Tam bir şenlikti bu yıl da pazaryeri... Otlarından meyvelerine, yerel ürünlerden kül suyuyla yapılan deterjanlara ve hatta çuvalla satılan at bokuna dek geniş bir ürün
yelpazesine sahipti. Belediyenin desteği sanırım oldukça sınırlıydı, ama Buğday Derneği ve Çanakkale Ekolojik Yaşam İnisiyatifi (ÇAYEK) üyelerinin etkin katılımı, birbirinden farklı ürünler sunması çok hoştu. Pazarda Gelibolu Ocaklı köyünde tıbbi bitkiler üreten kimyacı Kübra Üzel hanımı tanımak, ondan bir türlü tohumdan yetiştiremediğim ekinezya fideleri almak, bahçelerinde yetiştirdikleri ceviz, hünnap, badem, üzüm, elma karışımı kuru yemişlerden tatmak ve hünnap kurutma konusunda işin püf noktasını öğrenmek harikaydı. Yıllar önce de İstanbul'daki bir doğal ürünler fuarında ilk kez ekinezya çaylarını alıp, Türkiye'de yetiştirmelerinden çok etkilendiğimi anımsadım. Birbirimizin bahçesini ziyaret etme niyetleriyle ayrıldık. Sevgili ziraatçı arkadaşım Sibel Açık'la takasa kalamadan yola düzüldük, İzniğe döndük.
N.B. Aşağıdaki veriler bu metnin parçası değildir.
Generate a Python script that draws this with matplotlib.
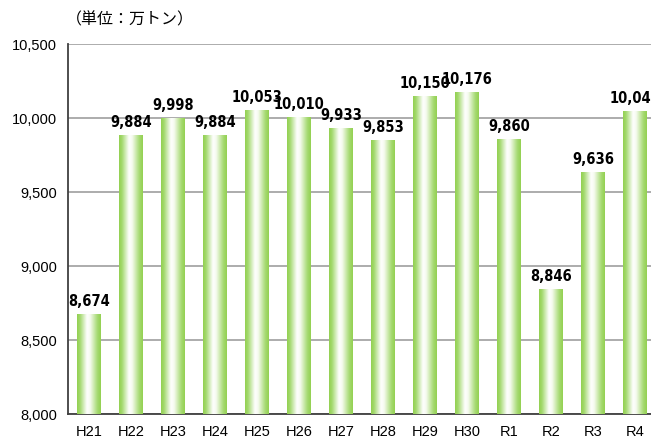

Balıkçı Mustafa ve arkadaşları bizi iki gece Yeniköy'de ağırladı, hepsine çok teşekkürler. İki yıl önceye oranla bahçeleri çok gelişmiş, avlu rengarenk çiçeklerle, fidelerle şenlenmişti. Sarı buğday unundan Zeynep hanımın yaptığı ekmekleri ve bu yıl ilk kez yediğim otlu böreği de harikaydı. İznik'ten, onlarda olmayan çiçek tohumları ve bağla (Lathyrus) fideleriyle gidip, oradan mercanköşk, kekik, adaçayı ve karakafesotu fideleri yüklenerek döndüm. Bitki ve lezzet paylaşımları her zaman olduğu gibi çok keyifli, ah bir de mısır ve darı tohumluklarımı unutmayaydım... Bayramiçli Roman bir kadının hayıttan ördüğü bir keletir ile (soldaki resimde en solda- yanındaki hayıt+kargı), eski bir sepet de hediyelerin en güzeli olarak koleksiyona katıldı. Güzel anılarla geçti bir tohum takası daha...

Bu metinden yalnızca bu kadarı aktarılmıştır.